<<<<
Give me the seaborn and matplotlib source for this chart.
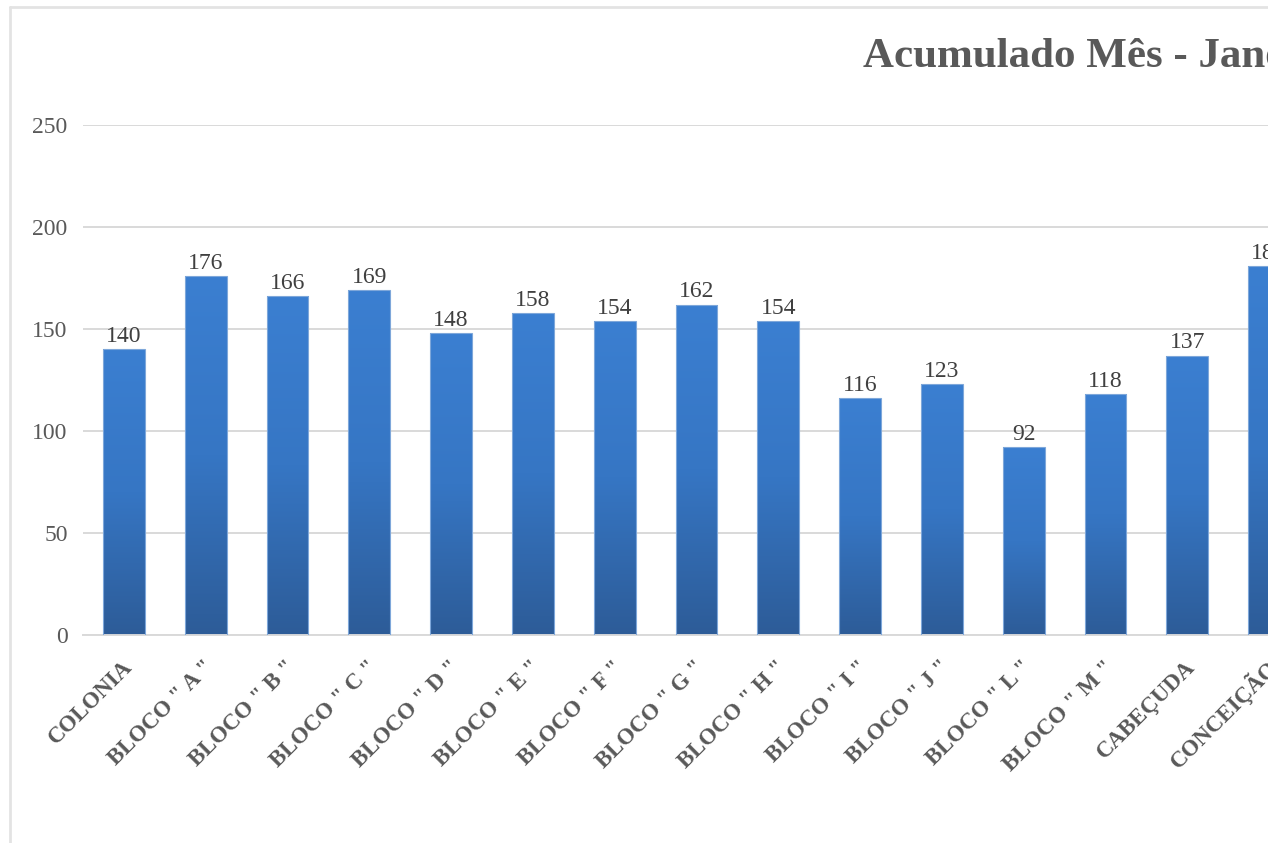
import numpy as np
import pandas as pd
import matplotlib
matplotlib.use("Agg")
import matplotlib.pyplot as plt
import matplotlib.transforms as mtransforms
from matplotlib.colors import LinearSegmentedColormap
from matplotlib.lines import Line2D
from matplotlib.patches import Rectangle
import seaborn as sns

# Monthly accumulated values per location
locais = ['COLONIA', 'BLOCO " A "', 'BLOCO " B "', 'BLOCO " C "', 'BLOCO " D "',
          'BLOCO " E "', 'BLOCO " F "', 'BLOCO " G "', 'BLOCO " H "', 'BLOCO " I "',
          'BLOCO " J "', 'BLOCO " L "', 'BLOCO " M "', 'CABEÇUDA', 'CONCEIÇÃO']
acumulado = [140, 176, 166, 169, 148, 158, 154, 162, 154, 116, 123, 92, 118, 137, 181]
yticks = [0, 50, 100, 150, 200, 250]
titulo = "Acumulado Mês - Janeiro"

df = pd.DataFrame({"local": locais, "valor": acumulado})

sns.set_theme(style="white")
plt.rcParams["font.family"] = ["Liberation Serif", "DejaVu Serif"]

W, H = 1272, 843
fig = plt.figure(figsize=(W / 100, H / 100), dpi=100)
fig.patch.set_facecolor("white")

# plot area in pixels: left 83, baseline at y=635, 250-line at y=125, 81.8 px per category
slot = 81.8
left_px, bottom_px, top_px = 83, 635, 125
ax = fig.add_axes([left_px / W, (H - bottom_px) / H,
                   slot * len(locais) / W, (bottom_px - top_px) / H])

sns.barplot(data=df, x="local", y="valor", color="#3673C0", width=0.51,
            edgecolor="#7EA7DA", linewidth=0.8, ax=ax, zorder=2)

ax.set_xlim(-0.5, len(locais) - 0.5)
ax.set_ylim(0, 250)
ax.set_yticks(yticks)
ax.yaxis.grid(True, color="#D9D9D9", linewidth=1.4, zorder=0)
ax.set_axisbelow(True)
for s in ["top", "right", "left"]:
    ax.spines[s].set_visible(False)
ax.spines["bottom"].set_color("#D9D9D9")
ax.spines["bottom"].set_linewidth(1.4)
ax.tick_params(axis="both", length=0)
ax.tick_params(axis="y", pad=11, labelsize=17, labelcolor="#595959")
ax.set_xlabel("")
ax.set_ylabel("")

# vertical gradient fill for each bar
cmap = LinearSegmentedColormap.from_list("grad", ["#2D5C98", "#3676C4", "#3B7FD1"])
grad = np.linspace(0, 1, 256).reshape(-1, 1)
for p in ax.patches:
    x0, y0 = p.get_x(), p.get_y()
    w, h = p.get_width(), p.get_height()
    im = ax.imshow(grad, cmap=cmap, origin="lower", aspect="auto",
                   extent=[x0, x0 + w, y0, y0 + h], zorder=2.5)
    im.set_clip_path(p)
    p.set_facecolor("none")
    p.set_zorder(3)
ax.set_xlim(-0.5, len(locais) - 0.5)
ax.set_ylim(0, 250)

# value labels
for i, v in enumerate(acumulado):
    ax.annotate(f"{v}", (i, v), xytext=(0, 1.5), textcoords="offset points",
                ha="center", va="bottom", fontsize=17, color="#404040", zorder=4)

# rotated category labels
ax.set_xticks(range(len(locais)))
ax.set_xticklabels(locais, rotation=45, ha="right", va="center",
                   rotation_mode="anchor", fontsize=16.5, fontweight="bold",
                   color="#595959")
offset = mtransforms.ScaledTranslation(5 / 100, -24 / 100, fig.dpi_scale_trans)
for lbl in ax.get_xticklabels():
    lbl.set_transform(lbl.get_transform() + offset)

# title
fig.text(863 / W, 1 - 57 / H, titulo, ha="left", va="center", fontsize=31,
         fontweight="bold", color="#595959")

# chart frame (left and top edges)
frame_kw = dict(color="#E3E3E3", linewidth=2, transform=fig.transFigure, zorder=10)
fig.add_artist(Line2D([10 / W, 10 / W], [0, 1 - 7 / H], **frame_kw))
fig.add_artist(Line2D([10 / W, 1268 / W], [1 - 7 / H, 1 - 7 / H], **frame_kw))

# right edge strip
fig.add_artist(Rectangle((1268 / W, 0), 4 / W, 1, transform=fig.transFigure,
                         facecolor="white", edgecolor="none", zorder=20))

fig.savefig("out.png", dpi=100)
>>>>
<<<<
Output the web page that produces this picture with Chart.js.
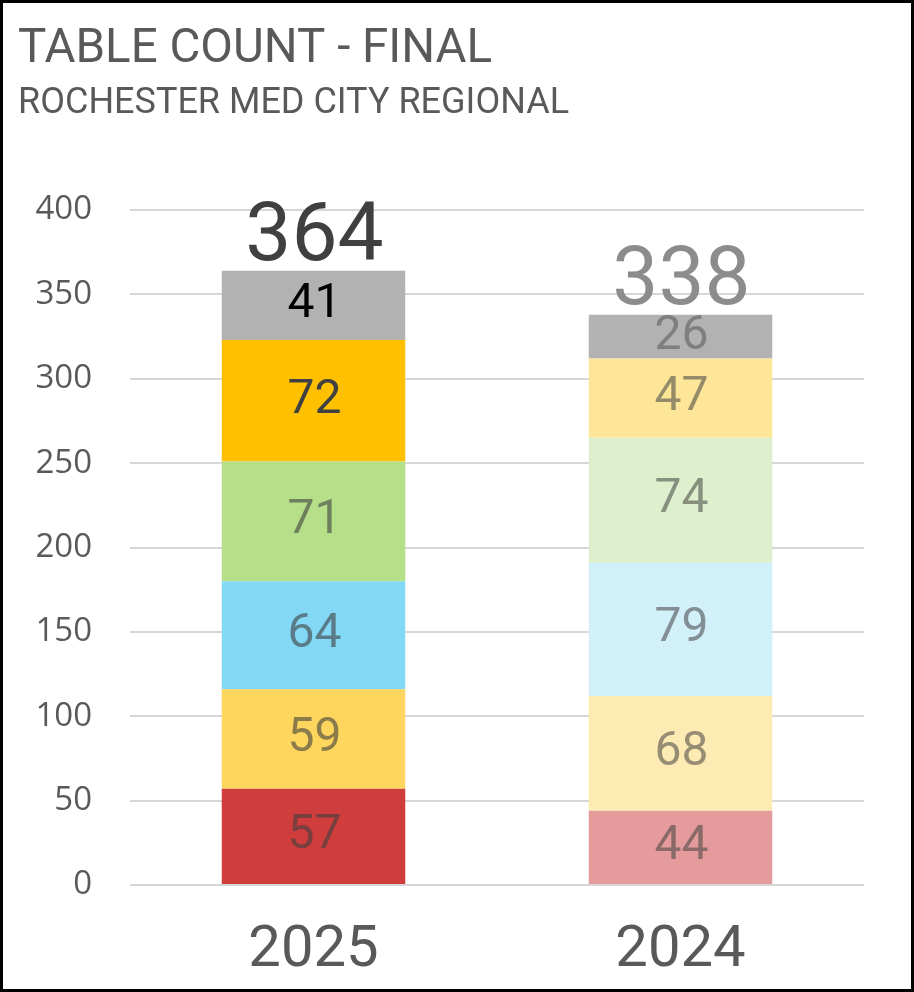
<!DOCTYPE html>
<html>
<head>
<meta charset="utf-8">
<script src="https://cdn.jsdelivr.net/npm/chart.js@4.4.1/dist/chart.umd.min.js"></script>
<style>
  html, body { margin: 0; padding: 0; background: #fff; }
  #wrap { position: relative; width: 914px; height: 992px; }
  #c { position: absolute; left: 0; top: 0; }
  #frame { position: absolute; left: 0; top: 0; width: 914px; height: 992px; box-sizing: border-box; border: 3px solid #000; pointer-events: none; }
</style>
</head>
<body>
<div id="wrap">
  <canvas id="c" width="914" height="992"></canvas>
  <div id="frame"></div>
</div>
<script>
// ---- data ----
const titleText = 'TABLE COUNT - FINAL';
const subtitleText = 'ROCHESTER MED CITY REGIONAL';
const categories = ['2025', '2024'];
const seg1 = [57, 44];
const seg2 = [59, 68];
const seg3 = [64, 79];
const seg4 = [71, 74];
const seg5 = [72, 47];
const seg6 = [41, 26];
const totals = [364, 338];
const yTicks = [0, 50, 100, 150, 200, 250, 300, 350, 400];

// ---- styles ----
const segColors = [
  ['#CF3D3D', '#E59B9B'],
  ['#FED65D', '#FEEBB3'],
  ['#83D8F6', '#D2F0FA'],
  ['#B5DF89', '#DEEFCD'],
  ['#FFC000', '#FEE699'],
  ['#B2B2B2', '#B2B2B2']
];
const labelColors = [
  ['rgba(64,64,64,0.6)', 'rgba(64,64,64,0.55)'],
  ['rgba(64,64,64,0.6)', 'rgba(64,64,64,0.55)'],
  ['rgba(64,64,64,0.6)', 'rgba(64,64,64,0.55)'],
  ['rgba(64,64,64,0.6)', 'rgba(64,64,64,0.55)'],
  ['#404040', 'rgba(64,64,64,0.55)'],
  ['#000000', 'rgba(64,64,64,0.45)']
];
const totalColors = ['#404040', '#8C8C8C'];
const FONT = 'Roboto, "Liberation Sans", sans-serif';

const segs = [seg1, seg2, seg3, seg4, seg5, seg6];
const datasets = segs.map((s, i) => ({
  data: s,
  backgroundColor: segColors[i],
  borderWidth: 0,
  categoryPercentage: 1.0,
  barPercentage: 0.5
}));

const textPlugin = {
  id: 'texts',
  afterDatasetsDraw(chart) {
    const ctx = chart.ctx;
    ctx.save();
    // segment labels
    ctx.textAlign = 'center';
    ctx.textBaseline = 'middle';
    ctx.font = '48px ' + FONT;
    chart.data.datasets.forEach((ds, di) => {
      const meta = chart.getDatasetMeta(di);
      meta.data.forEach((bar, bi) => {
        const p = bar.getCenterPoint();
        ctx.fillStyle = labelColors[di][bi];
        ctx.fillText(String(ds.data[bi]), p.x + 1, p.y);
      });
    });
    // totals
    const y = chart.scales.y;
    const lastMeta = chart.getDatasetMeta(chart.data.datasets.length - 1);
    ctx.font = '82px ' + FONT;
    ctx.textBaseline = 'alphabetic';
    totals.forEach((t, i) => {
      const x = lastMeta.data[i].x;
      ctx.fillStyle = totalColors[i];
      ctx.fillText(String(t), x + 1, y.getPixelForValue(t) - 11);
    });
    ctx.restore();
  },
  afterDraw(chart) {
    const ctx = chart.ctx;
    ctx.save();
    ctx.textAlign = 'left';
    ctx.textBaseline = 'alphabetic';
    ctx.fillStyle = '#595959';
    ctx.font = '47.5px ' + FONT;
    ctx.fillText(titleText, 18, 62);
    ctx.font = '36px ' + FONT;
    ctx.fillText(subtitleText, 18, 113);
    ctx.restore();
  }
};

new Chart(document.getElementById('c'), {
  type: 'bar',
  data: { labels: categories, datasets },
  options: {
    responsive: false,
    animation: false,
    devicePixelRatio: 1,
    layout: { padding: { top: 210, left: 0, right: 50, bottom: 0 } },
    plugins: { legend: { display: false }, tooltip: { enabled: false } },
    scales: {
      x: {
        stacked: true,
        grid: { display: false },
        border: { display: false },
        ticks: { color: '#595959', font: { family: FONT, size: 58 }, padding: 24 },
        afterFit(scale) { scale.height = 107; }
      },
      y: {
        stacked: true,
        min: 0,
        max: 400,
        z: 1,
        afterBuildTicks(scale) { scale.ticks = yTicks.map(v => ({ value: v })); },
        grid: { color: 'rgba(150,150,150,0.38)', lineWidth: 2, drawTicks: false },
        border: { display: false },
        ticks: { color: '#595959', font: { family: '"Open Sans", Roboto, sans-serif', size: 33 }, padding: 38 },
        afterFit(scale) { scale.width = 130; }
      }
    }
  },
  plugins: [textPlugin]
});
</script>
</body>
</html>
>>>>
<<<<
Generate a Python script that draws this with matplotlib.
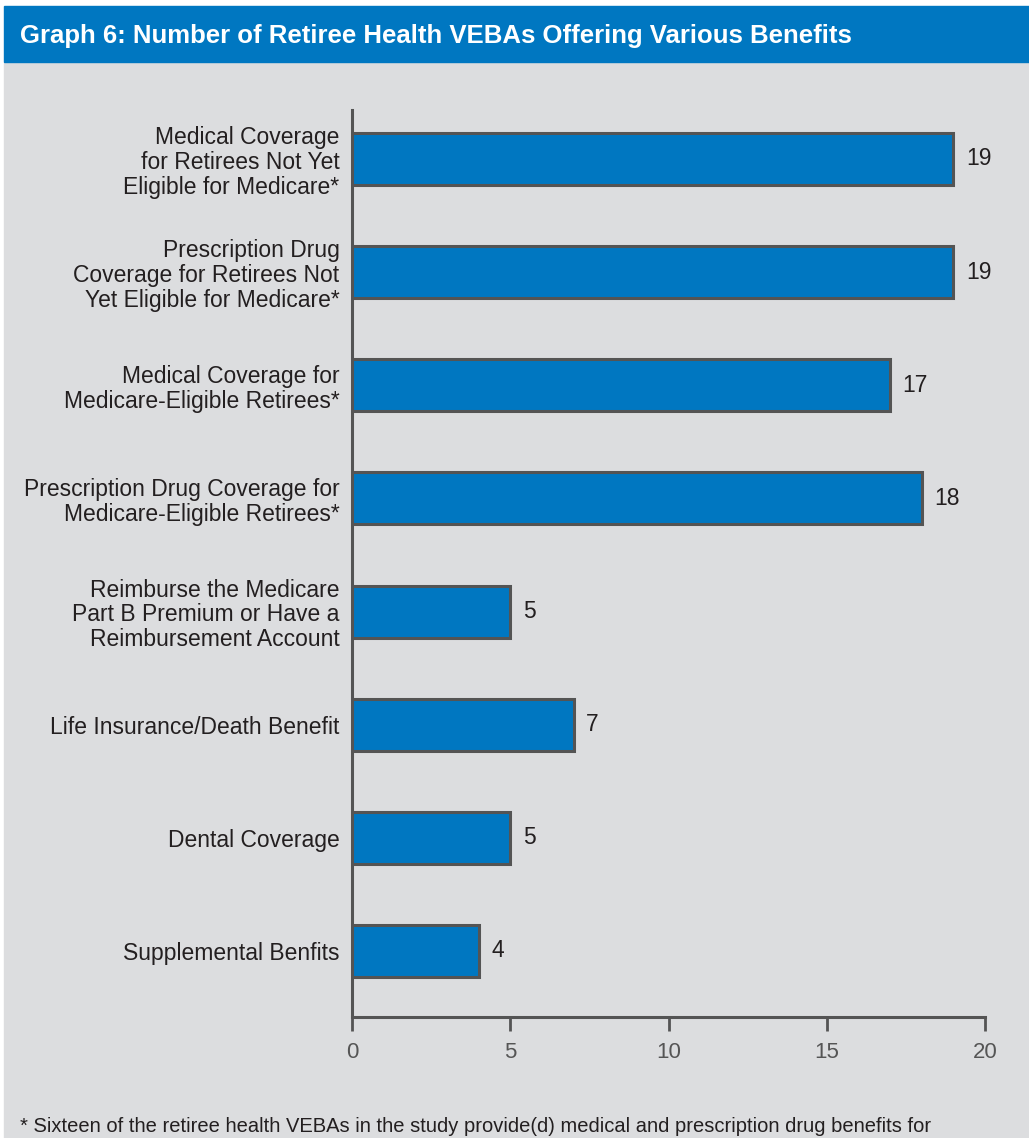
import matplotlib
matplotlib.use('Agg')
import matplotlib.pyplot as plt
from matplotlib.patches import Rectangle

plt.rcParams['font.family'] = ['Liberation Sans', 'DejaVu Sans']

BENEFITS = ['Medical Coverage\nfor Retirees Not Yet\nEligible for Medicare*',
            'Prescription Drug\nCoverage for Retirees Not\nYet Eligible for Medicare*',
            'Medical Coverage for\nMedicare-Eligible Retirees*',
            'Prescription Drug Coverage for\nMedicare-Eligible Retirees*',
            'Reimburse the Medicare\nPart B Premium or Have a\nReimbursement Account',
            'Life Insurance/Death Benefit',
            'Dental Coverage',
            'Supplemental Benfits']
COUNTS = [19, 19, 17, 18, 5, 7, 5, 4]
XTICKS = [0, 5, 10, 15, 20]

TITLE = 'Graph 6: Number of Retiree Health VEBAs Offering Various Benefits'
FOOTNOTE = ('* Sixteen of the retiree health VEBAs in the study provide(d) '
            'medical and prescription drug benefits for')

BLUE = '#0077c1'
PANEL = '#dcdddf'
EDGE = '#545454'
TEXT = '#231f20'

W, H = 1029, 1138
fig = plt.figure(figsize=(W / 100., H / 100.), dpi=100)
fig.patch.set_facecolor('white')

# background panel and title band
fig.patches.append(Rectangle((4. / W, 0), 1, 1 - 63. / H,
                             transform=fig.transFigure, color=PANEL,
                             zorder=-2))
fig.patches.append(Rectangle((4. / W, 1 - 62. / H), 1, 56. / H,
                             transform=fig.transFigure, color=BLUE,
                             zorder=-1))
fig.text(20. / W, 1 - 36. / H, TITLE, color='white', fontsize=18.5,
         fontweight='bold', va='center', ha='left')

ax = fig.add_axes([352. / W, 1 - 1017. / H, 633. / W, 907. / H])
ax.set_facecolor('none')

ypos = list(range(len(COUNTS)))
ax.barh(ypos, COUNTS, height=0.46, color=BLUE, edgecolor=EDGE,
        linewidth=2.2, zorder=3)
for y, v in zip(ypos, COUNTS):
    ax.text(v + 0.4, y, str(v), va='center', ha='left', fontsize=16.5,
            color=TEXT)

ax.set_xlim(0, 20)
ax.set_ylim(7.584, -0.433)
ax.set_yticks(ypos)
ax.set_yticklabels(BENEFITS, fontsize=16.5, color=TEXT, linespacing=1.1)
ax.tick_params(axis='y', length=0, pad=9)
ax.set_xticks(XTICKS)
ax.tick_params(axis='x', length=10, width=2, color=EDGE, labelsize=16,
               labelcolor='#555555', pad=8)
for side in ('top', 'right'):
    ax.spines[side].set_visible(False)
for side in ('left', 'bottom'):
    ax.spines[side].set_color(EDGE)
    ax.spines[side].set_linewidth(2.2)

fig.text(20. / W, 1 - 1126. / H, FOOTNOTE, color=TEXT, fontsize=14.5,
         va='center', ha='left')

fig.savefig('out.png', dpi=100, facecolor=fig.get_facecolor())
>>>>
* [Problem to solve]
Starting at the line containing "Generate a Python" and stopping after the line containing "fig.patch.set_facecolor('white')", give the lines again exactly and leave out every image.

* [Response to this exercise]
Generate a Python script that draws this with matplotlib.
import matplotlib
matplotlib.use('Agg')
import matplotlib.pyplot as plt
from matplotlib.patches import Rectangle

plt.rcParams['font.family'] = ['Liberation Sans', 'DejaVu Sans']

BENEFITS = ['Medical Coverage\nfor Retirees Not Yet\nEligible for Medicare*',
            'Prescription Drug\nCoverage for Retirees Not\nYet Eligible for Medicare*',
            'Medical Coverage for\nMedicare-Eligible Retirees*',
            'Prescription Drug Coverage for\nMedicare-Eligible Retirees*',
            'Reimburse the Medicare\nPart B Premium or Have a\nReimbursement Account',
            'Life Insurance/Death Benefit',
            'Dental Coverage',
            'Supplemental Benfits']
COUNTS = [19, 19, 17, 18, 5, 7, 5, 4]
XTICKS = [0, 5, 10, 15, 20]

TITLE = 'Graph 6: Number of Retiree Health VEBAs Offering Various Benefits'
FOOTNOTE = ('* Sixteen of the retiree health VEBAs in the study provide(d) '
            'medical and prescription drug benefits for')

BLUE = '#0077c1'
PANEL = '#dcdddf'
EDGE = '#545454'
TEXT = '#231f20'

W, H = 1029, 1138
fig = plt.figure(figsize=(W / 100., H / 100.), dpi=100)
fig.patch.set_facecolor('white')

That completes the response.